An Earlier Att Spinoff Sputters

Lucent technologies burst onto the scene in 1996 and quickly became Wall Street's golden child. The telecommunications-equipment maker was the supplier of choice for one of the fastest-growing sectors of the economy. A year later, the company tapped Richard McGinn--an AT&T veteran so aggressive he once plunged into cold water to untangle his fishing line rather than lose his catch--to be its CEO. And McGinn managed to hook Wall Street. By 1999, Lucent's stock price had climbed to more than $77 a share from only around $7 at its IPO, and McGinn was predicting 20 percent revenue growth a year.

The good times didn't last. Last week, after failing to meet earnings expectations for the fourth quarter in a row, Lucent ousted the fiery McGinn. "The board felt a different set of skills were required in this stage of the company's life," said Michelle Davidson, a Lucent spokeswoman.

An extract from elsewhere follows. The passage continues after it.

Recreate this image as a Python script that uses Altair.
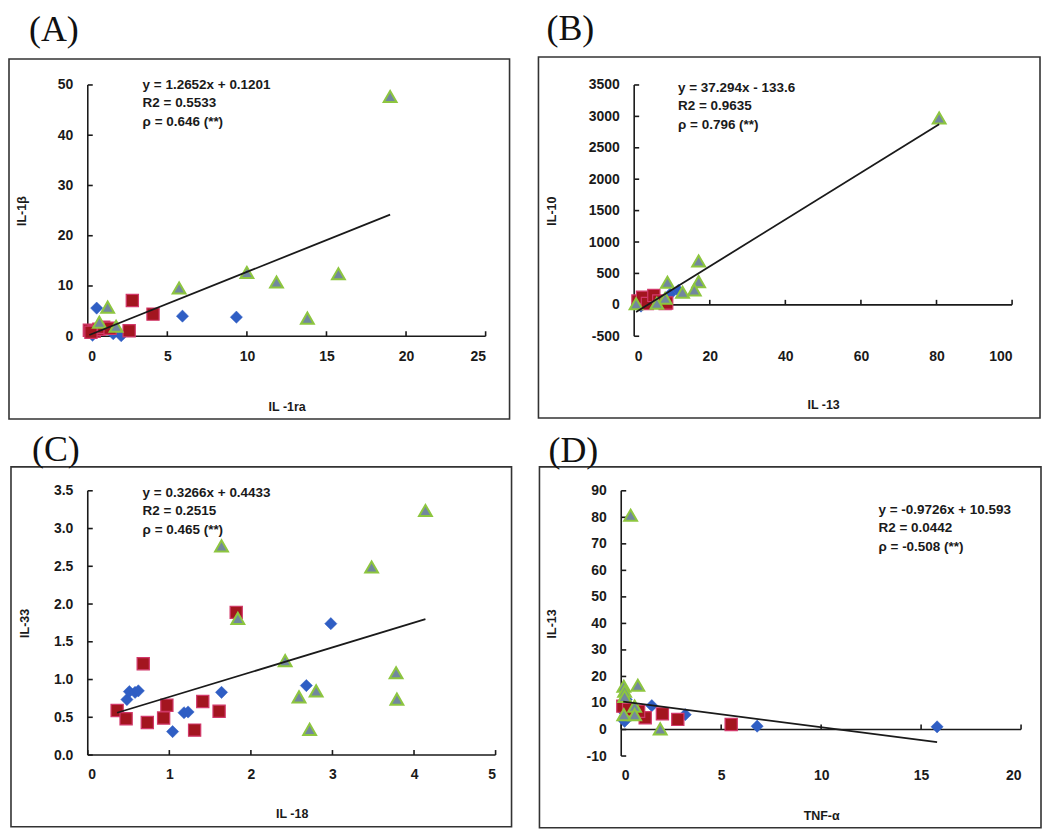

The move came the same week that AT&T, which spun off Lucent in 1996, unveiled its latest break-up plan. And Ma Bell's new offspring might do well to take some lessons from the once-precocious Lucent. In the fast-moving telecom world, misreading the market can be lethal. Ask Lucent, which failed to anticipate a major shift in the industry from voice telephone calls to Internet-age data transfer. Says CIBC World Markets analyst Jim Jungjohann: "This company is worth more dead than alive."

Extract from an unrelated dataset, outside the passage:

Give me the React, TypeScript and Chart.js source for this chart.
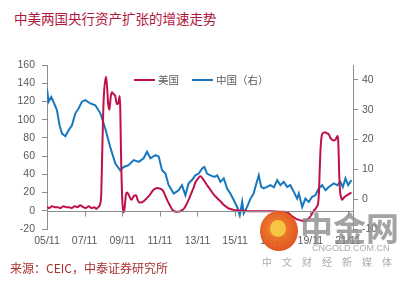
import React, { useEffect, useRef } from "react";
import { Chart, registerables } from "chart.js";

Chart.register(...registerables);

// ---- Data (decimal years) ----
const usDates = [
  2005.83, 2005.95, 2006.1, 2006.25, 2006.4, 2006.55, 2006.7, 2006.85, 2007.0, 2007.15,
  2007.3, 2007.45, 2007.6, 2007.75, 2007.9, 2008.05, 2008.2, 2008.35, 2008.45, 2008.55,
  2008.65, 2008.72, 2008.76, 2008.84, 2008.97, 2009.03, 2009.08, 2009.15, 2009.22, 2009.29,
  2009.38, 2009.46, 2009.55, 2009.62, 2009.7, 2009.73, 2009.77, 2009.84, 2009.91, 2009.97,
  2010.03, 2010.09, 2010.19, 2010.32, 2010.44, 2010.57, 2010.65, 2010.74, 2010.85, 2010.97,
  2011.1, 2011.24, 2011.38, 2011.5, 2011.68, 2011.82, 2011.95, 2012.05, 2012.13, 2012.26,
  2012.39, 2012.5, 2012.6, 2012.72, 2012.83, 2012.95, 2013.1, 2013.22, 2013.36, 2013.5,
  2013.62, 2013.72, 2013.85, 2013.99, 2014.12, 2014.25, 2014.38, 2014.52, 2014.65, 2014.78,
  2014.92, 2015.05, 2015.18, 2015.32, 2015.45, 2015.58, 2015.75, 2015.94, 2016.27, 2016.8,
  2017.3, 2017.8, 2018.2, 2018.5, 2018.7, 2018.86, 2019.05, 2019.22, 2019.4, 2019.57,
  2019.72, 2019.84, 2019.93, 2020.01, 2020.1, 2020.19, 2020.25, 2020.29, 2020.33, 2020.37,
  2020.42, 2020.46, 2020.55, 2020.64, 2020.72, 2020.81, 2020.9, 2020.99, 2021.08, 2021.17,
  2021.24, 2021.29, 2021.32, 2021.36, 2021.4, 2021.43, 2021.48, 2021.52, 2021.6, 2021.7,
  2021.85, 2022.02,
];
const usValues = [
  4, 3, 5, 4, 4, 3, 5, 4, 4, 3,
  5, 4, 6, 4, 3, 5, 3, 4, 2, 4,
  7, 20, 56, 119, 147, 135, 118, 111, 125, 130,
  128, 126, 117, 118, 126, 110, 60, 10, -2, 5,
  18, 20, 17, 12, 16, 17, 12, 9, 9, 10.5,
  13, 16, 20, 23, 25, 24.5, 23, 20, 16, 10,
  5, 1, -0.5, -1, -1, 0, 2, 6, 12, 19,
  25, 31, 35, 38, 35, 31, 27, 23, 19, 16,
  13, 10.5, 7.5, 5, 3, 2, 1, 0.5, 0, -0.5,
  -0.5, -0.5, -1, -1, -3, -6, -8.5, -10, -11, -11.5,
  -9, -6, -3, 0, 2, 5, 9, 20, 45, 66,
  80, 84, 86, 86, 85, 84, 80, 78, 77, 78,
  81, 82, 75, 45, 25, 18, 14, 12, 14, 16,
  18, 20,
];

const cnDates = [
  2005.83, 2005.92, 2006.06, 2006.18, 2006.36, 2006.5, 2006.63, 2006.81, 2006.98, 2007.16,
  2007.34, 2007.51, 2007.69, 2007.87, 2008.14, 2008.4, 2008.67, 2008.93, 2009.19, 2009.46,
  2009.72, 2009.91, 2010.17, 2010.44, 2010.71, 2010.97, 2011.15, 2011.33, 2011.59, 2011.77,
  2011.95, 2012.13, 2012.3, 2012.57, 2012.83, 2013.01, 2013.19, 2013.36, 2013.55, 2013.72,
  2013.9, 2014.08, 2014.2, 2014.34, 2014.52, 2014.73, 2014.88, 2015.05, 2015.23, 2015.41,
  2015.58, 2015.76, 2015.94, 2016.08, 2016.21, 2016.29, 2016.47, 2016.65, 2016.82, 2016.91,
  2017.09, 2017.22, 2017.35, 2017.53, 2017.71, 2017.9, 2018.07, 2018.24, 2018.42, 2018.6,
  2018.77, 2018.95, 2019.13, 2019.22, 2019.4, 2019.57, 2019.75, 2019.93, 2020.1, 2020.28,
  2020.46, 2020.64, 2020.81, 2021.08, 2021.26, 2021.43, 2021.56, 2021.7, 2021.84, 2022.02,
];
const cnValues = [
  37, 32.7, 34.3, 32.6, 29.9, 24.8, 22, 21.1, 23.1, 24.8,
  28.8, 30.4, 32.7, 33.2, 32.1, 31.5, 28.8, 23.7, 17.6, 12,
  9.7, 10.8, 11.4, 13.1, 12.5, 13.7, 15.9, 13.7, 14.8, 14.3,
  9.7, 8.6, 4.7, 1.9, 3, 4.7, 1.3, 5.3, 6.5, 8,
  8.6, 10.3, 10.8, 8.6, 8, 7.5, 8, 5.8, 7, 3.6,
  1.9, -0.3, -2.6, -5.4, -0.9, -4.8, -2.6, 0.2, 1.9, 4.1,
  8, 4.1, 3.6, 4.1, 4.7, 4, 6.4, 4.7, 5.8, 4.1,
  4.7, 2.5, 0.2, 1.9, -2.6, 0.2, -0.9, 0.8, 1.3, 3.6,
  4.7, 3, 4.1, 5.3, 4.7, 5.8, 4.1, 7, 4.7, 6.4,
];

const xTickValues = [2005.833, 2007.833, 2009.833, 2011.833, 2013.833, 2015.833, 2017.833, 2019.833, 2021.833];
const xTickLabels = ["05/11", "07/11", "09/11", "11/11", "13/11", "15/11", "17/11", "19/11", "21/11"];

const seriesNames = ["美国", "中国（右）"];
const titleText = "中美两国央行资产扩张的增速走势";
const sourceText = "来源：CEIC，中泰证券研究所";

const RED = "#C0104A";
const BLUE = "#1878BE";
const AXIS = "#8C8C8C";
const TICK_TEXT = "#595959";

const zeroAxisPlugin = {
  id: "zeroAxis",
  afterDatasetsDraw(chart: any) {
    const { ctx, chartArea, scales } = chart;
    const y = Math.round(scales.yL.getPixelForValue(0)) + 0.5;
    ctx.save();
    ctx.strokeStyle = AXIS;
    ctx.lineWidth = 1;
    ctx.beginPath();
    ctx.moveTo(chartArea.left, y);
    ctx.lineTo(chartArea.right, y);
    xTickValues.forEach((v) => {
      const x = Math.round(scales.x.getPixelForValue(v)) + 0.5;
      ctx.moveTo(x, y);
      ctx.lineTo(x, y + 5);
    });
    ctx.stroke();
    ctx.restore();
  },
};

function ChartCanvas() {
  const ref = useRef<HTMLCanvasElement | null>(null);
  useEffect(() => {
    if (!ref.current) return;
    const tickFont = { family: "'Liberation Sans', Arial, sans-serif", size: 10.5 };
    const chart = new Chart(ref.current, {
      type: "line",
      data: {
        datasets: [
          {
            label: seriesNames[0],
            data: usDates.map((d, i) => ({ x: d, y: usValues[i] })),
            borderColor: RED,
            backgroundColor: RED,
            borderWidth: 2,
            pointRadius: 0,
            cubicInterpolationMode: "monotone",
            yAxisID: "yL",
          },
          {
            label: seriesNames[1],
            data: cnDates.map((d, i) => ({ x: d, y: cnValues[i] })),
            borderColor: BLUE,
            backgroundColor: BLUE,
            borderWidth: 2,
            pointRadius: 0,
            tension: 0,
            yAxisID: "yR",
          },
        ],
      },
      plugins: [zeroAxisPlugin],
      options: {
        responsive: false,
        animation: false,
        devicePixelRatio: 1,
        layout: { padding: { top: 65, left: 0, right: 0, bottom: 0 } },
        plugins: {
          legend: { display: false },
          title: { display: false },
          tooltip: { enabled: false },
        },
        scales: {
          x: {
            type: "linear",
            min: 2005.833,
            max: 2022.1,
            afterBuildTicks: (scale: any) => {
              scale.ticks = xTickValues.map((v) => ({ value: v }));
            },
            afterFit: (scale: any) => {
              scale.height = 53;
            },
            grid: { display: false, drawTicks: false },
            border: { display: false },
            ticks: {
              autoSkip: false,
              maxRotation: 0,
              padding: 6,
              color: TICK_TEXT,
              font: tickFont,
              callback: (v: any) => {
                const i = xTickValues.findIndex((t) => Math.abs(t - Number(v)) < 0.01);
                return i >= 0 ? xTickLabels[i] : "";
              },
            },
          },
          yL: {
            type: "linear",
            position: "left",
            min: -20,
            max: 160,
            afterFit: (scale: any) => {
              scale.width = 47;
            },
            grid: { display: true, drawOnChartArea: false, drawTicks: true, tickLength: 5, color: AXIS },
            border: { display: true, color: AXIS },
            ticks: { stepSize: 20, padding: 7, color: TICK_TEXT, font: tickFont },
          },
          yR: {
            type: "linear",
            position: "right",
            min: -10,
            max: 45,
            afterFit: (scale: any) => {
              scale.width = 63;
            },
            grid: { display: true, drawOnChartArea: false, drawTicks: true, tickLength: 5, color: AXIS },
            border: { display: true, color: AXIS },
            ticks: { stepSize: 5, padding: 4, color: TICK_TEXT, font: tickFont },
          },
        },
      },
    } as any);
    return () => chart.destroy();
  }, []);
  return (
    <canvas
      ref={ref}
      width={416}
      height={282}
      style={{ position: "absolute", left: 0, top: 0, width: 416, height: 282 }}
    />
  );
}

const cjk = "'Noto Sans CJK SC', 'Noto Sans', sans-serif";

export default function App() {
  return (
    <div
      style={{
        position: "fixed",
        left: 0,
        top: 0,
        width: 416,
        height: 282,
        background: "#fff",
        overflow: "hidden",
      }}
    >
      <div
        style={{
          position: "absolute",
          left: 14,
          top: 11,
          fontFamily: cjk,
          fontSize: 13.5,
          lineHeight: "15px",
          color: "#B0173C",
          whiteSpace: "nowrap",
        }}
      >
        {titleText}
      </div>
      <ChartCanvas />
      {/* legend */}
      <div style={{ position: "absolute", left: 134, top: 79, width: 21, height: 2, background: RED }} />
      <div
        style={{
          position: "absolute",
          left: 158,
          top: 73,
          fontFamily: cjk,
          fontSize: 10.5,
          lineHeight: "13px",
          color: TICK_TEXT,
          whiteSpace: "nowrap",
        }}
      >
        {seriesNames[0]}
      </div>
      <div style={{ position: "absolute", left: 192, top: 79, width: 21, height: 2, background: BLUE }} />
      <div
        style={{
          position: "absolute",
          left: 216,
          top: 73,
          fontFamily: cjk,
          fontSize: 10.5,
          lineHeight: "13px",
          color: TICK_TEXT,
          whiteSpace: "nowrap",
        }}
      >
        {seriesNames[1]}
      </div>
      {/* watermark */}
      <div
        style={{
          position: "absolute",
          left: 260,
          top: 211,
          width: 38,
          height: 40,
          borderRadius: "50%",
          background: "radial-gradient(circle at 45% 45%, #F08A24 0%, #E4551B 60%, #D23A14 100%)",
          opacity: 0.95,
        }}
      >
        <div
          style={{
            position: "absolute",
            left: 10,
            top: 9,
            width: 16,
            height: 17,
            borderRadius: "50%",
            background: "#F7C23A",
          }}
        />
      </div>
      <div
        style={{
          position: "absolute",
          left: 300,
          top: 208,
          fontFamily: cjk,
          fontWeight: 700,
          fontSize: 33,
          lineHeight: "38px",
          color: "rgba(140,140,140,0.8)",
          whiteSpace: "nowrap",
        }}
      >
        中金网
      </div>
      <div
        style={{
          position: "absolute",
          left: 312,
          top: 243,
          fontFamily: "'Liberation Sans', Arial, sans-serif",
          fontSize: 9,
          lineHeight: "10px",
          color: "rgba(150,150,150,0.8)",
          whiteSpace: "nowrap",
        }}
      >
        CNGOLD.COM.CN
      </div>
      <div
        style={{
          position: "absolute",
          left: 262,
          top: 256,
          fontFamily: cjk,
          fontSize: 10,
          lineHeight: "12px",
          letterSpacing: "10px",
          color: "rgba(150,150,150,0.8)",
          whiteSpace: "nowrap",
        }}
      >
        中文财经新媒体
      </div>
      <div
        style={{
          position: "absolute",
          left: 10,
          top: 261,
          fontFamily: cjk,
          fontSize: 12,
          lineHeight: "14px",
          color: "#A8302F",
          whiteSpace: "nowrap",
        }}
      >
        {sourceText}
      </div>
    </div>
  );
}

What went wrong? Analysts say Lucent's downturn was the result of an Old Economy lack of agility, coupled with the kind of hubris that comes from instant success in the New Economy. The company got off to a fast start selling equipment like switches that help carriers connect telephone calls to traditional phone companies like its former parent. Its R&D division, Bell Labs, was considered a powerhouse of innovation. In its 75-year history, Bell scientists had invented the transistor, the UNIX operating system and the touch-tone phone, along with some 40,000 other devices. But Lucent was so busy catering to AT&T that it ignored the needs of other, more advanced carriers and failed to anticipate the telecom industry's major information-age shift. Nimble rivals like Ontario-based Nortel Networks were quietly positioning themselves to clobber Lucent by developing high-speed fiber-optic systems better suited for data transfer. The strategic error devastated Lucent: engineers defected en masse as sales for the older products slowed. By last week Lucent's stock had dropped more than 70 percent this year.

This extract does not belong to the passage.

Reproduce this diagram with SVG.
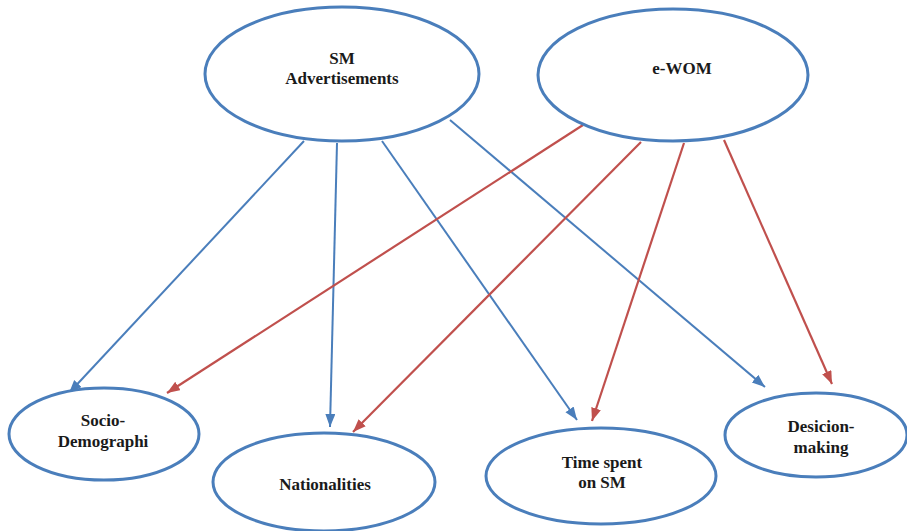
<svg xmlns="http://www.w3.org/2000/svg" width="907" height="531" viewBox="0 0 907 531">
  <style>
    .node ellipse { fill: #ffffff; stroke: #4a7ebb; stroke-width: 3; }
    .node text { font-family: "Liberation Serif", "Times New Roman", serif; font-weight: bold; font-size: 17px; fill: #1a1a1a; text-anchor: middle; }
    .blue { stroke: #4a7ebb; stroke-width: 2; fill: none; marker-end: url(#headBlue); }
    .red { stroke: #c0504d; stroke-width: 2.2; fill: none; marker-end: url(#headRed); }
  </style>
  <defs>
    <marker id="headBlue" markerUnits="userSpaceOnUse" markerWidth="14" markerHeight="12" refX="13" refY="5" orient="auto">
      <path d="M0,0 L13,5 L0,10 Z" fill="#4a7ebb"/>
    </marker>
    <marker id="headRed" markerUnits="userSpaceOnUse" markerWidth="14" markerHeight="12" refX="13" refY="5" orient="auto">
      <path d="M0,0 L13,5 L0,10 Z" fill="#c0504d"/>
    </marker>
  </defs>
  <rect width="907" height="531" fill="#ffffff"/>

  <g id="connectors">
    <!-- from SM Advertisements -->
    <line class="blue" x1="304" y1="141" x2="69" y2="393"/>
    <line class="blue" x1="337" y1="143" x2="330" y2="427"/>
    <line class="blue" x1="382" y1="141" x2="577" y2="420"/>
    <line class="blue" x1="450" y1="120" x2="765" y2="387"/>
    <!-- from e-WOM -->
    <line class="red" x1="583" y1="125" x2="167" y2="393"/>
    <line class="red" x1="641" y1="142" x2="353" y2="432"/>
    <line class="red" x1="684" y1="143" x2="592" y2="421"/>
    <line class="red" x1="724" y1="140" x2="832" y2="384"/>
  </g>

  <g id="sm-advertisements" class="node">
    <ellipse cx="342" cy="74" rx="137" ry="67"/>
    <text x="342" y="64">SM</text>
    <text x="342" y="84">Advertisements</text>
  </g>

  <g id="e-wom" class="node">
    <ellipse cx="673" cy="75" rx="135" ry="66"/>
    <text x="682" y="74">e-WOM</text>
  </g>

  <g id="socio-demographi" class="node">
    <ellipse cx="104" cy="434" rx="95" ry="46"/>
    <text x="103" y="426">Socio-</text>
    <text x="103" y="447">Demographi</text>
  </g>

  <g id="nationalities" class="node">
    <ellipse cx="324" cy="482" rx="111" ry="49"/>
    <text x="325" y="490">Nationalities</text>
  </g>

  <g id="time-spent" class="node">
    <ellipse cx="601" cy="476" rx="115" ry="48"/>
    <text x="602" y="468">Time spent</text>
    <text x="602" y="488">on SM</text>
  </g>

  <g id="decision-making" class="node">
    <ellipse cx="816" cy="435" rx="91" ry="42"/>
    <text x="821" y="432">Desicion-</text>
    <text x="821" y="453">making</text>
  </g>
</svg>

There's no obvious quick fix for the damage. Most agree that Lucent will have to increase the speed with which it turns raw research into marketable products. In the meantime, Lucent's new boss, former chairman and CEO Henry Schacht, told employees in a letter that "our issues are execution and focus, and they are fixable." But he admits that he'll have to cut some jobs and that 2001 will be a rebuilding year. And the company plans to go ahead with a spinoff of its microelectronics division to narrow its focus. But spinoffs aren't a magic bullet, as Lucent's troubles prove. In the breakneck telecom world, AT&T's latest offspring will need to do more than just spin off. They'll also need to spin fast.